Thanks Emily . . geese are one of my favorites as well. It’s funny how we get obsessed with minutiae that seems important but so quickly fades when we are always offered such profound gifts of beauty. It is has been an unexpected blessing in my study and practice of ACIM, to have my eyes opened so and my mind cleared to see them and accept them.
Thanks for being here . . .
hi sean, i loved the influx of emails of your beautiful writing, it was a gift.
a poem i want to share
I AM NOT I.
I AM THIS ONE
WALKING BESIDE ME WHOM I DO NOT SEE,
WHOM AT TIMES I MANAGE TO VISIT
AND WHOM AT OTHER TIMES I FORGET,
WHO REMAINS CALM AND SILENT WHILE I TALK
AND FORGIVES, GENTLY, WHEN I HATE,
WHO WALKS WHERE I AM NOT
WHO WILL REMAIN STANDING WHEN I DIE
PEACE AND LOVE BROTHER
That is a lovely poem – thank you so much for sharing it – I love Jimenez who has such silence and gracefulness in his poems – thank you again for posting it here . . .
Your posts always resonate so deeply, and this one reminded me of how my perseption has shifted so much since becomeing a student of the Course – and my understanding of a Miracle. As I allow myself to get caught up in the toil of “effect” that the ego dwells in, I feel so grateful that I now have the understanding that brings me back to cause (the mind), which brings me peace I could never find before.. And, though I have always appreciated the beauty of nature, I find myself so much more in tune with it now.
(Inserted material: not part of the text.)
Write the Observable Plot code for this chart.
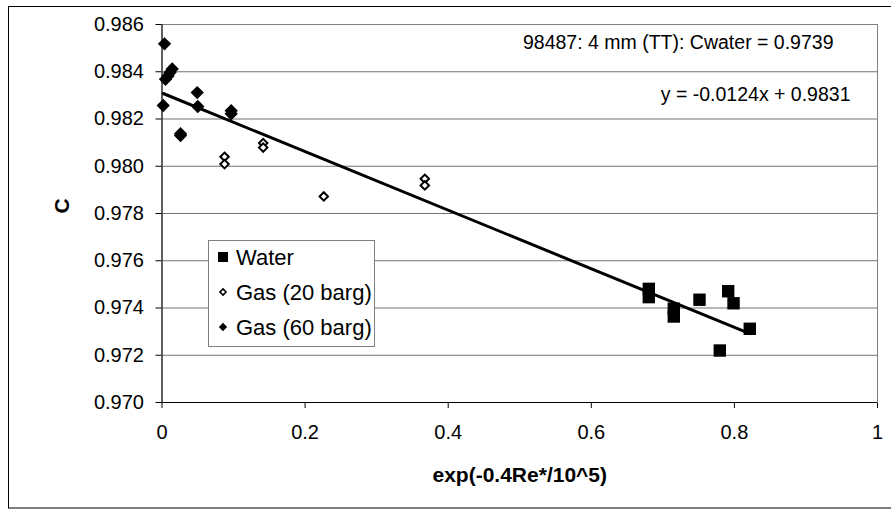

The flock of Sandhill cranes that crossed my path this morning brought so much joy to me it actually shocked me.
Thanks – lovely image of sandhill cranes – and the notion of being shocked by so much joy! Yes! I totally get that, especially in the context of nature. The fields and forest – and those who live there – have always been my readiest and surest way to remember God. I would have thought I knew that but like you say, the Course has awakened deeper levels of perception and the beauty is all the more so. We are blessed indeed!
Thank you for reading & being here . . .
Hi Sean, This is the first time in weeks that I received a post from you. I am not exactly sure why. I just wanted to say that we have to remember that while miracles are expressions of love, they are also moments when we let go of an illusion (and it can be any illusion including cancer). They are also moments when we utilize faith (miracles arise from conviction) ; and as Jesus says “There is no problem in any situation… (that means all situations)… that faith will not solve.” Let us not let our insidious unconscious need for sacrifice place a limitation on anything a miracle can do including helping us cross the Red Sea to escape from Pharaoh or raise the dead or walk on water.
Thanks for sharing. The email notifications went down because of a glitch and I had to work out a solution which took some time between teaching, writing, parenting, etc. Damn technology . . .
I hope you and your family are well –
Yes, a miracle is a shift of perception that takes place within the mind. I have been thinking a lot lately of the concept of “flipping the switch” just like turning on a light. We flip the switch from fear to love, from ego voice to Holy Spirit voice, from attack to forgiveness, from guilt to acceptance, from nowhere to a movement toward home. That is the action of the miracle.
Yes – that flipping the switch image is helpful, I think. We are used to thinking of it as a long process but it is really in the nature of a decision – flip! – and then it’s done, because it always was. It just waited on our recognition. Thank you for putting it that way!